Come se non bastasse, a ravvivare la situazione ci si era messo Donald Trump. Lo scorso novembre aveva riconosciuto la sovranità del Marocco sul Sahara Occidentale, annunciandolo con il solito tweet in cui anticipava di «aver firmato il riconoscimento della sovranità marocchina sulla regione. Una proposta di autonomia seria, credibile e realista, la unica base per una soluzione duratura del conflitto». La mossa dell'ex Presidente americano è stata la merce di scambio affinché il regno marocchino stabilisse relazioni diplomatiche con Israele, così come avevano fatto nelle settimane precedenti anche gli Emirati Arabi Uniti e il Bahrein. Gli Stati Uniti così diventano il primo e per il momento unico Paese occidentale a riconoscere i diritti di Rabat sulla ex colonia spagnola. Ora la palla passa a Biden, che dovrà decidere se cancellare la misura o tenerla. Al momento la scelta dell'amministrazione Usa di fatto cancella l'opzione del Referendum sull'autodeterminazione.

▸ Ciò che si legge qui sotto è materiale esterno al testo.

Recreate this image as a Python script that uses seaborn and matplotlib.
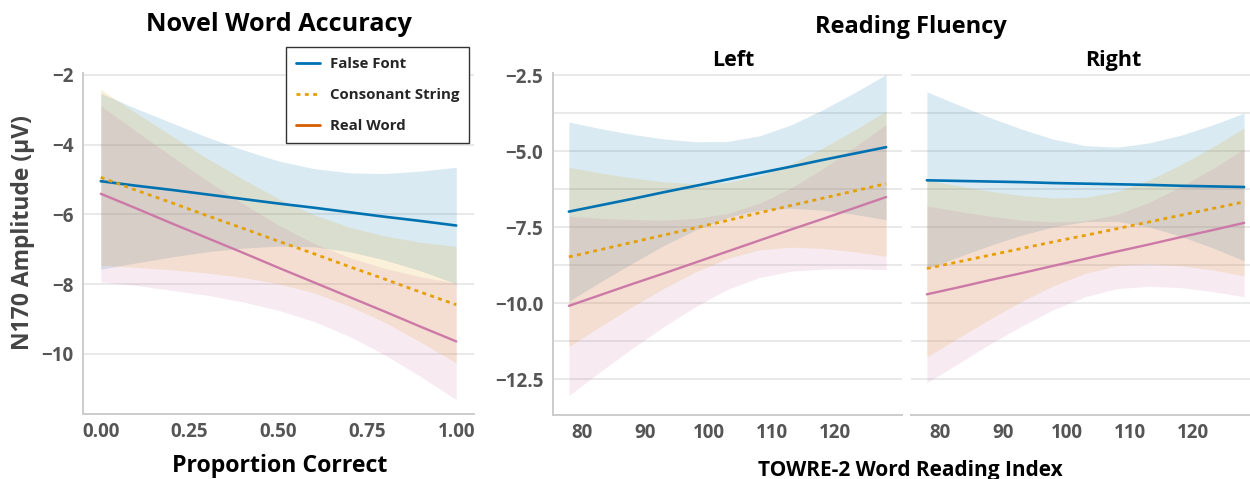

Gli indipendentisti Saharawi hanno fatto sapere tramite un comunicato del Ministro della Comunicazione in esilio che «la decisione è un palese violazione delle risoluzioni Onu e del diritto internazionale. Per cui non cambia di una virgola la situazione giuridica della questione Saharawi, giacché la comunità internazionale non riconosce la sovranità marocchina sul Sahara Occidentale». Posizione ribadita anche dalla ex potenza coloniale, la Spagna, che pur salutando con favore la normalizzazione delle relazioni diplomatiche tra Marocco e Israele, per bocca del suo ministro degli Esteri, Arancha González Laya, ha specificato «che per la questione del Sahara Occidentale bisogna rispettare le decisioni delle Nazioni Unite».

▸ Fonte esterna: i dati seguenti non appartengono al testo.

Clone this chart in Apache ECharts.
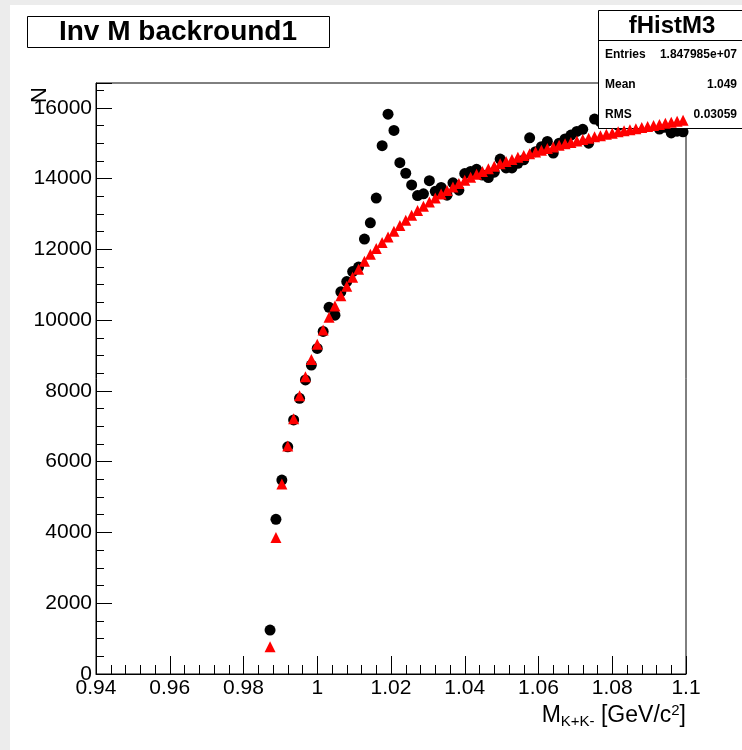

Nel frattempo gli Stati Uniti, come stanno facendo diversi stati africani negli ultimi mesi, apriranno un consolato nella città di Dakhla, sulla costa atlantica del Sahara Occidentale.

Uno degli ultimi atti dell'ex sottosegretario di Stato americano agli esteri, David Schenker, è stato quello di visitare la città per trovare una sede adatta. Un ulteriore riconoscimento de facto della sovranità marocchina sulla zona. Almeno fino a quando le armi non torneranno a sparare.